Last Updated:Mar 26, 2026

MaxCompute Streaming Tunnel lets you write data to MaxCompute in streaming mode using a dedicated set of APIs and backend services. These APIs significantly reduce the development costs of distributed services and remove the performance bottlenecks of MaxCompute Tunnel in high-concurrency and high-QPS (queries per second) scenarios such as partition locking conflicts, small-file fragmentation, and complex synchronization code.

MaxCompute Streaming Tunnel has been in public preview since January 1, 2021, and is free of charge during the preview period. Follow Service notices to stay informed about future billing changes.

When to use Streaming Tunnel

MaxCompute Streaming Tunnel complements MaxCompute Tunnel rather than replacing it. Use this table to decide which channel fits your workload:

Dimension MaxCompute Streaming Tunnel MaxCompute Tunnel
Data form Streaming rows Batched files
Concurrency High concurrency supported; no partition locking contention Concurrent writes can cause partition locking conflicts
Write throughput Optimized for high QPS; prevents small-file fragmentation Small batch size at high QPS generates many small files
Incremental data Asynchronously merged in the background without service interruption No built-in async merge; data is written as-is
Partitioning Automatic partitioning across concurrent jobs Manual partition management required
Best for Real-time log ingestion, stream processing results, message queue sync Large-batch ETL, periodic bulk loads

Key capabilities

  • Streaming semantic APIs: Help facilitate the development of distributed data synchronization services, reducing development costs.

  • Automatic partitioning: Eliminates concurrent partition locking when multiple synchronization jobs write to the same table simultaneously.

  • Asynchronous data merging: Merges incremental data in the background without interrupting active write operations, improving storage efficiency and preventing small-file accumulation.

    • Data aggregation (Merge): This feature improves storage efficiency.

    • zorder by sorting: This feature improves storage and query efficiency.

  • Asynchronous zorder by sorting for incremental data.
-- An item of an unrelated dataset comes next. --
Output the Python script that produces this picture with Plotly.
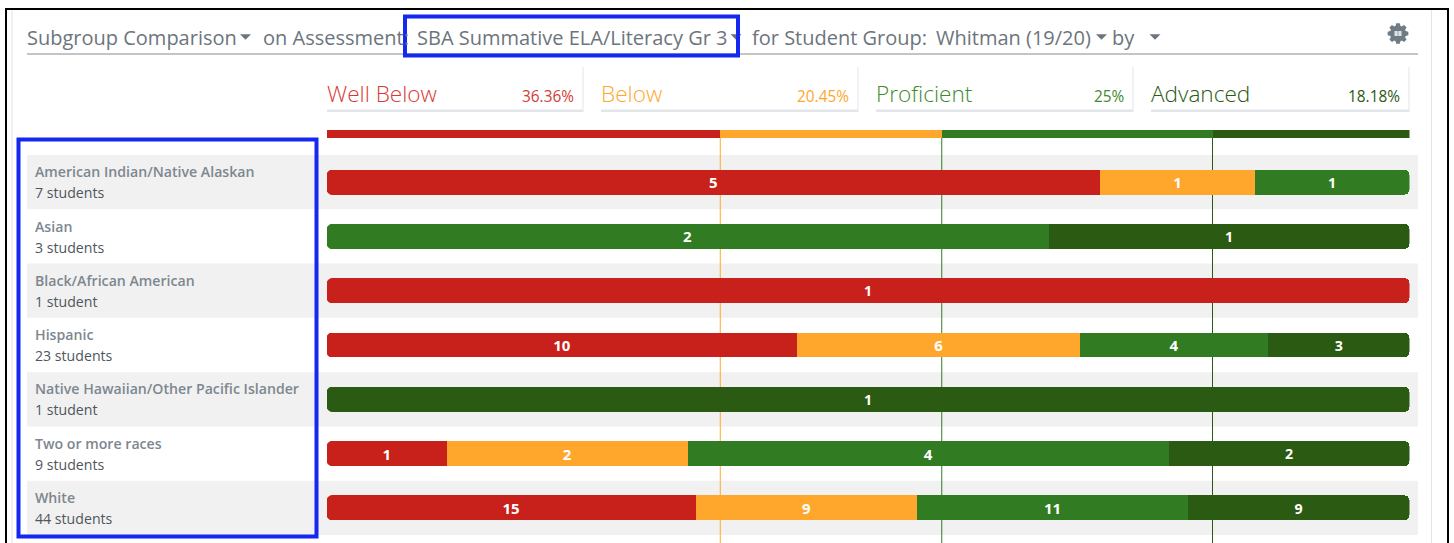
import plotly.graph_objects as go
import itertools
import math

W, H = 1454, 543
FONT = "Open Sans"

groups = ["American Indian/Native Alaskan", "Asian", "Black/African American", "Hispanic",
          "Native Hawaiian/Other Pacific Islander", "Two or more races", "White"]
student_counts = ["7 students", "3 students", "1 student", "23 students", "1 student", "9 students", "44 students"]

levels = ["Well Below", "Below", "Proficient", "Advanced"]
level_colors = ["#c8201a", "#ffa72c", "#317c22", "#2b5a12"]
level_text_colors = ["#d43c36", "#ffa72c", "#3f8a2f", "#2b5a12"]
overall_pct = [36.36, 20.45, 25, 18.18]
overall_labels = ["36.36%", "20.45%", "25%", "18.18%"]

well_below = [5, 0, 1, 10, 0, 1, 15]
below = [1, 0, 0, 6, 0, 2, 9]
proficient = [1, 2, 0, 4, 0, 4, 11]
advanced = [0, 1, 0, 3, 1, 2, 9]
series = [well_below, below, proficient, advanced]


def px(x):
    return x / W


def py(y):
    return 1 - y / H


PLOT_L, PLOT_R = 326.5, 1409.5
ROW_T, ROW_B = 155, 535
BAND = "#f1f1f1"
fig = go.Figure()

for name, vals, col in zip(levels, series, level_colors):
    fig.add_trace(go.Bar(
        y=list(range(len(groups))), x=[v if v else None for v in vals], orientation="h", name=name,
        marker=dict(color=col, line=dict(width=0)),
        text=[str(v) if v else "" for v in vals], textposition="inside", insidetextanchor="middle",
        textangle=0, constraintext="none",
        textfont=dict(family=FONT, size=15, color="white", weight=700),
        xaxis="x", yaxis="y", showlegend=False, hoverinfo="skip",
    ))

for name, val, col in zip(levels, overall_pct, level_colors):
    fig.add_trace(go.Bar(
        y=[0], x=[val], orientation="h", name=name, width=[1],
        marker=dict(color=col, line=dict(width=0), cornerradius=0),
        xaxis="x", yaxis="y2", showlegend=False, hoverinfo="skip",
    ))

shapes = []
annotations = []


def text(x, y, s, size, color, anchor="left", weight=400):
    annotations.append(dict(
        xref="paper", yref="paper", x=px(x), y=py(y), text=s, showarrow=False,
        xanchor=anchor, yanchor="middle", align=anchor, borderpad=0,
        font=dict(family=FONT, size=size, color=color, weight=weight)))


def rect(x0, y0, x1, y1, fill=None, line=None, lw=0, layer="below"):
    shapes.append(dict(type="rect", xref="paper", yref="paper", x0=px(x0), x1=px(x1), y0=py(y0), y1=py(y1),
                       fillcolor=fill or "rgba(0,0,0,0)", line=dict(color=line or "rgba(0,0,0,0)", width=lw),
                       layer=layer))


def caret(cx, cy, col="#6c757d", w=5.5, h=5.5):
    path = f"M {px(cx-w)} {py(cy-h/2)} L {px(cx+w)} {py(cy-h/2)} L {px(cx)} {py(cy+h/2)} Z"
    shapes.append(dict(type="path", xref="paper", yref="paper", path=path, fillcolor=col, line=dict(width=0), layer="above"))


# row bands, labels and the rounded left ends of the bars
for i in range(len(groups)):
    bg = BAND if i % 2 == 0 else "#ffffff"
    if i % 2 == 0:
        shapes.append(dict(type="rect", xref="paper", yref="y", x0=px(27), x1=px(1418), y0=i - 0.5, y1=i + 0.5,
                           fillcolor=BAND, line=dict(width=0), layer="below"))
    annotations.append(dict(xref="paper", yref="y", x=px(33), y=i, yshift=10.3, text=groups[i], showarrow=False,
                            xanchor="left", yanchor="middle",
                            font=dict(family=FONT, size=14.15, color="#7d878f", weight=600)))
    annotations.append(dict(xref="paper", yref="y", x=px(33), y=i, yshift=-10.7, text=student_counts[i], showarrow=False,
                            xanchor="left", yanchor="middle",
                            font=dict(family=FONT, size=14.15, color="#50565c")))
    r, hb, k = 5, 12.5, 2.2
    for sgn in (1, -1):
        shapes.append(dict(type="path", xref="x", yref="y", xsizemode="pixel", ysizemode="pixel",
                           xanchor=0, yanchor=i,
                           path=(f"M {r} {sgn*hb} C {r-k} {sgn*hb} 0 {sgn*(hb-r+k)} 0 {sgn*(hb-r)} "
                                 f"L -1 {sgn*(hb-r)} L -1 {sgn*(hb+1)} L {r} {sgn*(hb+1)} Z"),
                           fillcolor=bg, line=dict(width=0), layer="above"))

# threshold lines
for cum, col in zip(itertools.accumulate(overall_pct[:-1]), level_colors[1:]):
    shapes.append(dict(type="line", xref="x", yref="paper", x0=cum, x1=cum, y0=0, y1=py(138),
                       line=dict(color=col, width=1), layer="below"))

# header
GREY = "#6c757d"
HS = 20
text(26, 37, "Subgroup Comparison", HS, GREY)
caret(245.5, 37)
text(262, 37, "on Assessment:", HS, GREY)
text(416, 37, "SBA Summative ELA/Literacy Gr 3", HS, GREY)
caret(736, 37)
text(751, 37, "for Student Group:", HS, GREY)
text(935, 37, "Whitman (19/20)", HS, GREY)
caret(1101.5, 37)
text(1111, 37, "by", HS, GREY)
caret(1155, 37)
shapes.append(dict(type="line", xref="paper", yref="paper", x0=px(27), x1=px(1418), y0=py(54), y1=py(54),
                   line=dict(color="#8a8a8a", width=1), layer="below"))

# settings gear icon
GCX, GCY, GR_OUT, GR_IN, TEETH = 1398, 33.5, 10.5, 8, 8
pts = []
for k_ in range(TEETH):
    a = 2 * math.pi * k_ / TEETH
    step = 2 * math.pi / TEETH
    for da, rad in ((-0.30, GR_IN), (-0.17, GR_OUT), (0.17, GR_OUT), (0.30, GR_IN)):
        t = a + da * step * 1.3
        pts.append((GCX + rad * math.cos(t), GCY + rad * math.sin(t)))
gear_path = "M " + " L ".join(f"{px(x)} {py(y)}" for x, y in pts) + " Z"
shapes.append(dict(type="path", xref="paper", yref="paper", path=gear_path, fillcolor="#6f7b85", line=dict(width=0), layer="above"))
rect(1394.5, 31, 1397.7, 36, fill="#dfe3e6", layer="above")
rect(1398.3, 31, 1401.5, 36, fill="#dfe3e6", layer="above")

# summary cards
card_left = [327, 601, 876, 1151]
card_right = [583, 858, 1133, 1409]
for l, r_, name, lab, col in zip(card_left, card_right, levels, overall_labels, level_text_colors):
    rect(l, 109.5, r_, 112, fill="#e2e5ea")
    shapes.append(dict(type="line", xref="paper", yref="paper", x0=px(r_), x1=px(r_), y0=py(67), y1=py(112),
                       line=dict(color="#e2e5ea", width=1), layer="below"))
    text(l - 1, 93, name, 22.6, col, weight=300)
    text(r_ - 8, 96, lab, 15.4, col, anchor="right")

# page edges
rect(11.5, 10, 12.5, 543, fill="#e4e4e4")
rect(1431, 10, 1432, 543, fill="#e4e4e4")
rect(5, 8, 7, 543, fill="#000000", layer="above")
rect(5, 8, 1449, 10, fill="#000000", layer="above")
rect(1447, 8, 1449, 543, fill="#000000", layer="above")

# blue highlight boxes
BLUE = "#1428f0"
rect(405, 16.5, 738, 55.5, line=BLUE, lw=4, layer="above")
rect(18.5, 139.5, 316.5, 536.5, line=BLUE, lw=4, layer="above")

fig.update_layout(
    width=W, height=H, margin=dict(l=0, r=0, t=0, b=0), paper_bgcolor="white", plot_bgcolor="rgba(0,0,0,0)",
    barmode="stack", barnorm="percent", bargap=0.54, barcornerradius=5,
    xaxis=dict(domain=[px(PLOT_L), px(PLOT_R)], range=[0, 100], visible=False, fixedrange=True),
    yaxis=dict(domain=[py(ROW_B), py(ROW_T)], range=[len(groups) - 0.5, -0.5], visible=False, fixedrange=True),
    yaxis2=dict(domain=[py(138), py(130)], range=[-0.5, 0.5], visible=False, anchor="x", fixedrange=True),
    shapes=shapes, annotations=annotations,
)

fig.write_html("out.html", config=dict(displayModeBar=False), post_script="document.body.style.margin='0';")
For more information about zorder by, see Insert or overwrite data (INSERT INTO | INSERT OVERWRITE).

  • Complete isolation between the data link and metadata access. This feature resolves lock contention delays and errors that are caused by metadata access in high-concurrency write scenarios.

  • Use cases

    Scenario Description
    Real-time event log ingestion Write log data directly into MaxCompute for downstream batch processing—no intermediate storage service needed, which reduces pipeline costs.
    Stream processing result storage Persist Flink or other stream computing results into MaxCompute without concurrency or batch size limits, avoiding small-file accumulation from high-frequency writes. MaxCompute Streaming Tunnel ensures the availability of streaming services in scenarios that involve high-concurrency locking.
    Message queue synchronization Sync data from DataHub or ApsaraMQ for Kafka into MaxCompute at high concurrency and large batch volumes, replacing workarounds previously needed with the Simple Message Queue connector.
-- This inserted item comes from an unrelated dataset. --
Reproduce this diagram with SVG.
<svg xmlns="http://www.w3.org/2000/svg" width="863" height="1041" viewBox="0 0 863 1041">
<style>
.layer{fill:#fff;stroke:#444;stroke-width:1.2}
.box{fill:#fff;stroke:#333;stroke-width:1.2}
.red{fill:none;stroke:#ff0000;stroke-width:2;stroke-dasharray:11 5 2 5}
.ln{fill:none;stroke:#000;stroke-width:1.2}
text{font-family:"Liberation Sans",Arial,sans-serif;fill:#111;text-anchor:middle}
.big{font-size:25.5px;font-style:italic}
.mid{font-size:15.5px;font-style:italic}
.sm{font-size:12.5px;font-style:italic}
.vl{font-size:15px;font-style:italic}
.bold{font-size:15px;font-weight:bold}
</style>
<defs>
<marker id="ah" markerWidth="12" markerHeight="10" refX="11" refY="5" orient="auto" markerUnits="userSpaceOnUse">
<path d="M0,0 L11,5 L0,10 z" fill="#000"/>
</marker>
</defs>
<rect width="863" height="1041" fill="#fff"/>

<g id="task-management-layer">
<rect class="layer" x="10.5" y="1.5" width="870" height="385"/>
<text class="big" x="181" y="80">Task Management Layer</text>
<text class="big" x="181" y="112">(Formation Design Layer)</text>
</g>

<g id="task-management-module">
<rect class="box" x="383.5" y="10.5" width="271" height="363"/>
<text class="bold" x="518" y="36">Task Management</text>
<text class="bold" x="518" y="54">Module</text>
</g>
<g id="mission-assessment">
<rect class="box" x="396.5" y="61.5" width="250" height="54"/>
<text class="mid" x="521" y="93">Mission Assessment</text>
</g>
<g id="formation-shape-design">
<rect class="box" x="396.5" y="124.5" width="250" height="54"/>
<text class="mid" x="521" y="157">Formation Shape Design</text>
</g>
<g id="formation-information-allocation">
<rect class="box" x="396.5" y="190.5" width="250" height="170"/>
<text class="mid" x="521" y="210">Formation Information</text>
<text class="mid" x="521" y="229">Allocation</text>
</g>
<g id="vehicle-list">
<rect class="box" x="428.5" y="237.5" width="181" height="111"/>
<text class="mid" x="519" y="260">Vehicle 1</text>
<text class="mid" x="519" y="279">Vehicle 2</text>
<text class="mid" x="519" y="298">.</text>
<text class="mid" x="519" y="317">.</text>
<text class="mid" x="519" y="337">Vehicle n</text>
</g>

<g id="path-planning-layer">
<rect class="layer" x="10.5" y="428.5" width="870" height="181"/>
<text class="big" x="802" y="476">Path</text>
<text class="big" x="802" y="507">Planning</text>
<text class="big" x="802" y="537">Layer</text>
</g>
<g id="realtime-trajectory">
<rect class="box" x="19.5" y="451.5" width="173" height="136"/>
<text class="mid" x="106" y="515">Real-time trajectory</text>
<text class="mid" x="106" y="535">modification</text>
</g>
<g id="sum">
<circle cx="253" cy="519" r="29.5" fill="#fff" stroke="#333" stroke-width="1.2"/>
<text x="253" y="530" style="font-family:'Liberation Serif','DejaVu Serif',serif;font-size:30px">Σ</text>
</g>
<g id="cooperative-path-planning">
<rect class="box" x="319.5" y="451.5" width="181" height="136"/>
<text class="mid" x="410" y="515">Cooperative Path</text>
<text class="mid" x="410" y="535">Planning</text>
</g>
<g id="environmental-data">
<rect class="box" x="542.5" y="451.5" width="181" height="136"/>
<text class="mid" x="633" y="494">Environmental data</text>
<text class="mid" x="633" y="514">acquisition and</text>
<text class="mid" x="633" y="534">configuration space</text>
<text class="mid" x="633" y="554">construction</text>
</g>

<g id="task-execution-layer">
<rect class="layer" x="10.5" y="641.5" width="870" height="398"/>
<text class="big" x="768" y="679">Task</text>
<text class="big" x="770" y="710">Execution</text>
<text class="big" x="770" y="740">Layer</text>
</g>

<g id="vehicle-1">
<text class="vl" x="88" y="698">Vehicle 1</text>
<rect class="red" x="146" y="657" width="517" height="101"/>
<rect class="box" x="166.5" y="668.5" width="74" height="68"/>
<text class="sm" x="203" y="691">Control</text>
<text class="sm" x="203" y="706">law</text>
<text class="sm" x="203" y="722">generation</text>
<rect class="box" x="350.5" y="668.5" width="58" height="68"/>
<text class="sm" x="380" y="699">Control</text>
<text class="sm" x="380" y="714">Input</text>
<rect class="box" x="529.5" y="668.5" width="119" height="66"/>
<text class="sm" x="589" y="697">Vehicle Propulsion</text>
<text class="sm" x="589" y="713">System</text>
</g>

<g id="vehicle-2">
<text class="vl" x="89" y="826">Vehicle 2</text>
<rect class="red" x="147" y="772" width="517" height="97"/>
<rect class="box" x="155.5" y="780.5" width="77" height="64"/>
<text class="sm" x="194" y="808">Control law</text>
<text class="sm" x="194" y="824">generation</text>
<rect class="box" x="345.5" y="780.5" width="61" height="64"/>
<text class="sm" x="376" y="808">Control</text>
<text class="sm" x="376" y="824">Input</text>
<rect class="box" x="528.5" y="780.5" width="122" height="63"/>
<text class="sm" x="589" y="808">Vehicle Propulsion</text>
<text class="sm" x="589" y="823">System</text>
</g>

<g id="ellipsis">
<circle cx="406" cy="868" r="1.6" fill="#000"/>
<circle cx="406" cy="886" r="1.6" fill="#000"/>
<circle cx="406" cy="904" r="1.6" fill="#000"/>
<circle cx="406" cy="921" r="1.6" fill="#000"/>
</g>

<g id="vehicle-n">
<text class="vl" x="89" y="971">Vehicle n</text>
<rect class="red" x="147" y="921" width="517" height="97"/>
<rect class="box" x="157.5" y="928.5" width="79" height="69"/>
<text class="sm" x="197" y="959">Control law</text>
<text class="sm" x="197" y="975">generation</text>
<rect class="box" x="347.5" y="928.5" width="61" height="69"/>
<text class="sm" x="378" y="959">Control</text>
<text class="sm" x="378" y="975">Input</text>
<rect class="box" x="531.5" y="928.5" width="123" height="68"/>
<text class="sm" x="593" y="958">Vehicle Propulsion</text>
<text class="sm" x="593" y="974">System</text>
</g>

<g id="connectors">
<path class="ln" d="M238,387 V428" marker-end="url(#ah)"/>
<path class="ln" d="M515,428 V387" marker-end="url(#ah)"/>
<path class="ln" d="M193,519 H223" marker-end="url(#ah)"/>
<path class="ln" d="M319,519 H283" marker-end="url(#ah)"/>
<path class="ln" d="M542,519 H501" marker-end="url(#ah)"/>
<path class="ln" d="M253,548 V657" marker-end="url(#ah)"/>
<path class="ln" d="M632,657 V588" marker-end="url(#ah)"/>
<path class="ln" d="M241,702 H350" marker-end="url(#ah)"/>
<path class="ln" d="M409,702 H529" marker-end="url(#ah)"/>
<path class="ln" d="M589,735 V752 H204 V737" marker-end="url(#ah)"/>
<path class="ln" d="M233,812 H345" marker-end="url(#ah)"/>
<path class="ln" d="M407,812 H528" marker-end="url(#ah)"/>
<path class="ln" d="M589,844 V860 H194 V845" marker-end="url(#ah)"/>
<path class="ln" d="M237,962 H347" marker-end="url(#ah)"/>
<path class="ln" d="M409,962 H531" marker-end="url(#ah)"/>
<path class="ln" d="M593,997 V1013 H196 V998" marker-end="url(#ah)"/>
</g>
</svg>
    Integrate with upstream services

    By default, Realtime Compute for Apache Flink, DataWorks, and ApsaraMQ for Kafka write to MaxCompute via MaxCompute Tunnel. To switch to Streaming Tunnel:

    Service How to enable Streaming Tunnel
    Realtime Compute for Apache Flink Use the built-in Streaming Tunnel plug-in provided by Realtime Compute for Apache Flink.
    DataWorks Contact the DataWorks engineer on duty to enable Streaming Tunnel in the background.
    ApsaraMQ for Kafka Contact the Kafka engineer on duty to enable Streaming Tunnel in the background.

    Limitations

    Table or partition locking during writes

    MaxCompute Tunnel Service locks the target table or partition for the duration of a streaming write. All DML operations that modify data—such as insert into and insert overwrite—are blocked until the write completes and the lock is released.

    Schema modification not supported

    If the schema of the target table is modified while Streaming Tunnel is active, streaming data cannot be written to the table.

    Temporary storage overhead for hot data

    When asynchronous data merging or ZORDER BY is enabled, Streaming Tunnel retains two copies of data written within the previous hour: the original ingested data and the asynchronously merged copy. This redundant storage is automatically cleaned up after the default retention period of 1 hour.

    Plan storage capacity accordingly if your workload has a high ingestion rate during the merge window.